Given exercise: Reproduce exactly the lines from the one containing "Reproduce this chart with D3.js." through the one containing "80, 90, 100];", both included, and nothing else.

Dataset content:
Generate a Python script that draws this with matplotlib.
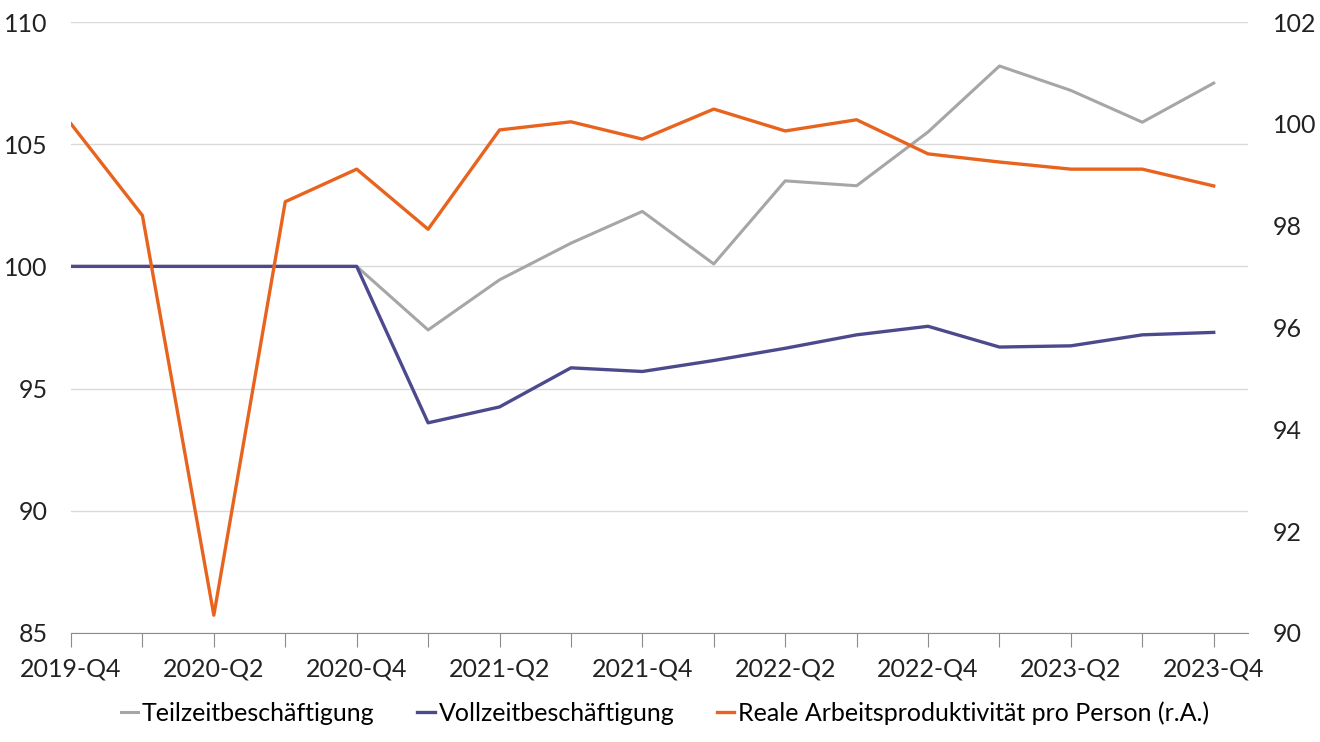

---

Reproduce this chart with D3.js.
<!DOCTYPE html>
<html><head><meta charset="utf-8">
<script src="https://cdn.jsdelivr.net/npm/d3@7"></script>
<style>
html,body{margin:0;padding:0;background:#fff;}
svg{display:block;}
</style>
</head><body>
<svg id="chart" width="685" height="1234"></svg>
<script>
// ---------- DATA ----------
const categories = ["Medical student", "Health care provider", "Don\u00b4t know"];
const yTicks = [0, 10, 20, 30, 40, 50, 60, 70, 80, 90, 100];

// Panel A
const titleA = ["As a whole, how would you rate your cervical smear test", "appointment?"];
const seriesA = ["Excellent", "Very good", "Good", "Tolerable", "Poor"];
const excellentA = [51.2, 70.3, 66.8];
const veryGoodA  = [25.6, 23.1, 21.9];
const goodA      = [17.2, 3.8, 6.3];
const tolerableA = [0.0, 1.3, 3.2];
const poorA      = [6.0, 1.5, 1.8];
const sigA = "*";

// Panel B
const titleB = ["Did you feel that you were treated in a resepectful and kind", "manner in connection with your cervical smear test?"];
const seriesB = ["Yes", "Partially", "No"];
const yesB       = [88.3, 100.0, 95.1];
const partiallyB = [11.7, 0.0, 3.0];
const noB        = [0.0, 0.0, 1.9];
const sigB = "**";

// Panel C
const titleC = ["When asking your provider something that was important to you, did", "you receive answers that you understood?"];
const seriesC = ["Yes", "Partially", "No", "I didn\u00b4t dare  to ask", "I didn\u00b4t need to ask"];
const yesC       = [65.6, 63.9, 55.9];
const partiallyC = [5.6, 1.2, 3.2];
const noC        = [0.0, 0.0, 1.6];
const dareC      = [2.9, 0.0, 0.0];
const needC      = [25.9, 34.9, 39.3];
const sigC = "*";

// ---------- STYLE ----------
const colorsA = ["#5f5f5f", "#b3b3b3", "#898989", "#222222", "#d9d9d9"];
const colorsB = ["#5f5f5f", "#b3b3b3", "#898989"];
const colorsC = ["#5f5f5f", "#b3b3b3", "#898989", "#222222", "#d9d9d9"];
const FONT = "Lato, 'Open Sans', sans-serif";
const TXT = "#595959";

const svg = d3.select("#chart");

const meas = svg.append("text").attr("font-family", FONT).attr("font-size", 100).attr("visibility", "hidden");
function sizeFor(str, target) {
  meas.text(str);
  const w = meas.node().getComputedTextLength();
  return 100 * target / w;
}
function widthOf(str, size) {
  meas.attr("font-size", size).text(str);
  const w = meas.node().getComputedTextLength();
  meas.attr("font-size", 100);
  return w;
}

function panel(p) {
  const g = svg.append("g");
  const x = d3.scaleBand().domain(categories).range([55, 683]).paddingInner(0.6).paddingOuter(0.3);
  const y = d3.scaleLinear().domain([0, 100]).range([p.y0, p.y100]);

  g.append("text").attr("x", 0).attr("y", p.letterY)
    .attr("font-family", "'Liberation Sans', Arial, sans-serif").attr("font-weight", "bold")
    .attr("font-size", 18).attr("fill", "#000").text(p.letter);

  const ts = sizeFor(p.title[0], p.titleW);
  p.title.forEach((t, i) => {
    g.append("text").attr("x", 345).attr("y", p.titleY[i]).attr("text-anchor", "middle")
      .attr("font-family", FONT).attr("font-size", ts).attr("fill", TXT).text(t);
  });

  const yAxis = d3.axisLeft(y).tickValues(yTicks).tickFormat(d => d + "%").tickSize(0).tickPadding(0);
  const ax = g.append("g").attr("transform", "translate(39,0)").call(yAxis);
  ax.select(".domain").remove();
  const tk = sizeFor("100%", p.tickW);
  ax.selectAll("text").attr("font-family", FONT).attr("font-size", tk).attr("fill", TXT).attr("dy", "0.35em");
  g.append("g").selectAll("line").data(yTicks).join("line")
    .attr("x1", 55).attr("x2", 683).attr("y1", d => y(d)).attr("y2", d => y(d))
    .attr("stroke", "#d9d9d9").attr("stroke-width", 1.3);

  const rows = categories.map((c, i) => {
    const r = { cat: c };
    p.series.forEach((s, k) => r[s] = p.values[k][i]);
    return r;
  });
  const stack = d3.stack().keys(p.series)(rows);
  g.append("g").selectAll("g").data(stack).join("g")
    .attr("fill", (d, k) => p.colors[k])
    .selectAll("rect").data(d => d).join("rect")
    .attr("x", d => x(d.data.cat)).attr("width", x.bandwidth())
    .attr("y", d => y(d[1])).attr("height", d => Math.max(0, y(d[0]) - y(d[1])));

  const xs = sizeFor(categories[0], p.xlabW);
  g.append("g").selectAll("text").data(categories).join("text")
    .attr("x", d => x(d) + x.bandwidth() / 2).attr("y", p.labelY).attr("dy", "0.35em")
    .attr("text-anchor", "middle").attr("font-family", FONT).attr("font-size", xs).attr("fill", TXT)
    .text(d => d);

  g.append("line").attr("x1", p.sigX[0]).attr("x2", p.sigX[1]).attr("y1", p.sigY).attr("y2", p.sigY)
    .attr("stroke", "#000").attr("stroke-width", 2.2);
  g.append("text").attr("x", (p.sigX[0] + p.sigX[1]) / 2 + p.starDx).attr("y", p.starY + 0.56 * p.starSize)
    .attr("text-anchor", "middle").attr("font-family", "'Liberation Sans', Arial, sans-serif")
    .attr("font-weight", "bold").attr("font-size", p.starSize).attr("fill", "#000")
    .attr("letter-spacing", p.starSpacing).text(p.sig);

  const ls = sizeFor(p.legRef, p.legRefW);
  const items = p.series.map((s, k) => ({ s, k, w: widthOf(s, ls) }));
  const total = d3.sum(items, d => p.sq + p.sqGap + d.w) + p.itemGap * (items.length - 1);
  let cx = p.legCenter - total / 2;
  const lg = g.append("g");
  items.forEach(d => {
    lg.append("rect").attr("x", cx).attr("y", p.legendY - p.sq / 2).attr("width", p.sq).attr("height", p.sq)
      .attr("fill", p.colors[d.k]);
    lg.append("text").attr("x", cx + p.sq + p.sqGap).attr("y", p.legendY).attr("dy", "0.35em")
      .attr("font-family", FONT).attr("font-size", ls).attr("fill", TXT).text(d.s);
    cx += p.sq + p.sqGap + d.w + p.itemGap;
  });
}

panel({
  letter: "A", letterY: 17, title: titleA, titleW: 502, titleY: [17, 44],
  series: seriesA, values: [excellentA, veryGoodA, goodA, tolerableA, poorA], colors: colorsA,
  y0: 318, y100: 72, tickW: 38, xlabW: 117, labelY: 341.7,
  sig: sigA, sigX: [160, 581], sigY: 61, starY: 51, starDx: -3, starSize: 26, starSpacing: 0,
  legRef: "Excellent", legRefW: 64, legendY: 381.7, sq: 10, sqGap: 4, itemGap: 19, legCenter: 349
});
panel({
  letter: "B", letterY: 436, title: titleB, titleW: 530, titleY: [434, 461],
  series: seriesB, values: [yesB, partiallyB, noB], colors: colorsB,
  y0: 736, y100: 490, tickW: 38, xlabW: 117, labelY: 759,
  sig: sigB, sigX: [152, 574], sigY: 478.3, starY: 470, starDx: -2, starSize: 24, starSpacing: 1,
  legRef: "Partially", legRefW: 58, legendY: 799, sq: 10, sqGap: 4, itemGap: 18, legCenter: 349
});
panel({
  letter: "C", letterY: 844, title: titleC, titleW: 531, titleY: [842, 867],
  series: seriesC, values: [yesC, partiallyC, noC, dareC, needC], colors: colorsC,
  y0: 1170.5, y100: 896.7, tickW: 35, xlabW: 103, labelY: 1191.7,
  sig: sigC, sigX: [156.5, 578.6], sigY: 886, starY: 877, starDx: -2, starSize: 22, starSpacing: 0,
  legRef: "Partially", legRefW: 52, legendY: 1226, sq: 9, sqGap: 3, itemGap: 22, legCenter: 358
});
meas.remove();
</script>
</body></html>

==

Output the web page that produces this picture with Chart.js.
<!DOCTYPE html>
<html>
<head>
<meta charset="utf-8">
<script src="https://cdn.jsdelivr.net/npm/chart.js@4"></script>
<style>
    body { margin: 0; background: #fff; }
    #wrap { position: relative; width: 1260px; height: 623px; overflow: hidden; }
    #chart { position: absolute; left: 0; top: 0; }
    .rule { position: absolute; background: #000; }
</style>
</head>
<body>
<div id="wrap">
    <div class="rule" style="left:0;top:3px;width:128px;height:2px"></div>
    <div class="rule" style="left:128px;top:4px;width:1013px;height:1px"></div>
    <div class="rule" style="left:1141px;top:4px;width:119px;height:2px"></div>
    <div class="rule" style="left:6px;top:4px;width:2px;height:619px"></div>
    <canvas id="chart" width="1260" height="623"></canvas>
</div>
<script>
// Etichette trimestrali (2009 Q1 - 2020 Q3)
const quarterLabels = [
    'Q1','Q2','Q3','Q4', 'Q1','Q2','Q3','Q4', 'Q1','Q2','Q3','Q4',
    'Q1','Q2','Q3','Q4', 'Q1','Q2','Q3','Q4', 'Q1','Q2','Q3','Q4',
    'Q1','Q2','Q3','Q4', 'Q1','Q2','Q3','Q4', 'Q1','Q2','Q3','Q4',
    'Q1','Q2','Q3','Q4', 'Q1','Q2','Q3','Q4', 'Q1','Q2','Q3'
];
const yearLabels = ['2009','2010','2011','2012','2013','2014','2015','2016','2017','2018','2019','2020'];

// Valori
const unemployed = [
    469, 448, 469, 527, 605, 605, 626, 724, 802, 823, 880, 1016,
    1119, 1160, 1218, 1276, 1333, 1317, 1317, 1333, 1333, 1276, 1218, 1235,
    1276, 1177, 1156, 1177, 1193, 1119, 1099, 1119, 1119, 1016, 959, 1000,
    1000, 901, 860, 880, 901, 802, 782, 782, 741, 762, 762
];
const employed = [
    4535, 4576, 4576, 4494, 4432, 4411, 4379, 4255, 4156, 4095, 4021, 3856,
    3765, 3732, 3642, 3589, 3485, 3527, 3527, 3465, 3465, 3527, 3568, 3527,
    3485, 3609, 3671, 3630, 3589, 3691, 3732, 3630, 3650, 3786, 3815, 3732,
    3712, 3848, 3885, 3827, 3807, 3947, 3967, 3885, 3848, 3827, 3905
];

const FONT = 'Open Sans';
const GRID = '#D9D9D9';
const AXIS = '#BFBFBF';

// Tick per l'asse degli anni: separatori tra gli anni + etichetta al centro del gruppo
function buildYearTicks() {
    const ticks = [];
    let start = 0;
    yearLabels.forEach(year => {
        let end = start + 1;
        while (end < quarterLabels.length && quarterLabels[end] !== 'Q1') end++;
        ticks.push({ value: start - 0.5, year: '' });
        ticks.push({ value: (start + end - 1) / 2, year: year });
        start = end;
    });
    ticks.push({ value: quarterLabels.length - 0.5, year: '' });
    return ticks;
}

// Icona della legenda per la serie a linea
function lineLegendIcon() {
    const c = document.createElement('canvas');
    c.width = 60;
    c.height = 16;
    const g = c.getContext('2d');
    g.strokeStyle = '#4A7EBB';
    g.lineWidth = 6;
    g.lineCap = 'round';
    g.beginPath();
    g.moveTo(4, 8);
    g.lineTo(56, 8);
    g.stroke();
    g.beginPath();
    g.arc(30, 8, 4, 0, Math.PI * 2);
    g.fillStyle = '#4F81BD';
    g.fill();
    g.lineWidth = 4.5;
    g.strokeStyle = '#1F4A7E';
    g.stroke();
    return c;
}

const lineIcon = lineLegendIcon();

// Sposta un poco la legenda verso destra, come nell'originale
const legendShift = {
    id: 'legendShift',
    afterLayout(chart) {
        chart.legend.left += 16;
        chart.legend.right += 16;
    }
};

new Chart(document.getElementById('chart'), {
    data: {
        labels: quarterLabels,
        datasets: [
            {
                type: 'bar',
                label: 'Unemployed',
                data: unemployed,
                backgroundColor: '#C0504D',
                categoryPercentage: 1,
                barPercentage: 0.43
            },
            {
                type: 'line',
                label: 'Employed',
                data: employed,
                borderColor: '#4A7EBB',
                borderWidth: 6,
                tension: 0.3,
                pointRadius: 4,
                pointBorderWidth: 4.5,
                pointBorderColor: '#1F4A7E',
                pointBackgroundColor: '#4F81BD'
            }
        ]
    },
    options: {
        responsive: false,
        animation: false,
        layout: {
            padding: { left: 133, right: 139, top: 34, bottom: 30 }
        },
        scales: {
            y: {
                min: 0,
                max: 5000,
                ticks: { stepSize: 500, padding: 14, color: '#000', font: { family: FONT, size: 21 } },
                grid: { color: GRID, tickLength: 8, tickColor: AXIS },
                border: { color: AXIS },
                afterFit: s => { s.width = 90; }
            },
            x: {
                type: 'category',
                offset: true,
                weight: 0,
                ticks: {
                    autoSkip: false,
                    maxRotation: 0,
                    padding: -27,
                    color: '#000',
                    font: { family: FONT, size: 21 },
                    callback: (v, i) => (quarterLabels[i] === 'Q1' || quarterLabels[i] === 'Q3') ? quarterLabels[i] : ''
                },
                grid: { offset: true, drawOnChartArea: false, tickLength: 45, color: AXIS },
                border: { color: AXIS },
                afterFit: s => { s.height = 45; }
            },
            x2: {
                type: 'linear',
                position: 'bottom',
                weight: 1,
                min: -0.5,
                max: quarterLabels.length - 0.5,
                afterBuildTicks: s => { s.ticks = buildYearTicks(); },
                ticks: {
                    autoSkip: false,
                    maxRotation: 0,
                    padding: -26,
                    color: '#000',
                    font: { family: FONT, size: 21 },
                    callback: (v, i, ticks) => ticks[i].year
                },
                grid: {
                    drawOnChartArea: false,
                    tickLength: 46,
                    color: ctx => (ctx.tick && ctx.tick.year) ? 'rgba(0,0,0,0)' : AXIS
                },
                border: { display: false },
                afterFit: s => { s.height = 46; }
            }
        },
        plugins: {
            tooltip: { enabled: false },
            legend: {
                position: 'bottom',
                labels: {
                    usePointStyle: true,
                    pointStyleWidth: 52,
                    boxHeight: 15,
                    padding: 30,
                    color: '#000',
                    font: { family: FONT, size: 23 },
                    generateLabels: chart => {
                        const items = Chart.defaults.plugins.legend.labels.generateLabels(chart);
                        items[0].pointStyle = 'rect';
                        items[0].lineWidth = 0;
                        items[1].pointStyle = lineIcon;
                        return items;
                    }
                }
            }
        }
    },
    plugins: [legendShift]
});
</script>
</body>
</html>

Written reply:
Reproduce this chart with D3.js.
<!DOCTYPE html>
<html><head><meta charset="utf-8">
<script src="https://cdn.jsdelivr.net/npm/d3@7"></script>
<style>
html,body{margin:0;padding:0;background:#fff;}
svg{display:block;}
</style>
</head><body>
<svg id="chart" width="685" height="1234"></svg>
<script>
// ---------- DATA ----------
const categories = ["Medical student", "Health care provider", "Don\u00b4t know"];
const yTicks = [0, 10, 20, 30, 40, 50, 60, 70, 80, 90, 100];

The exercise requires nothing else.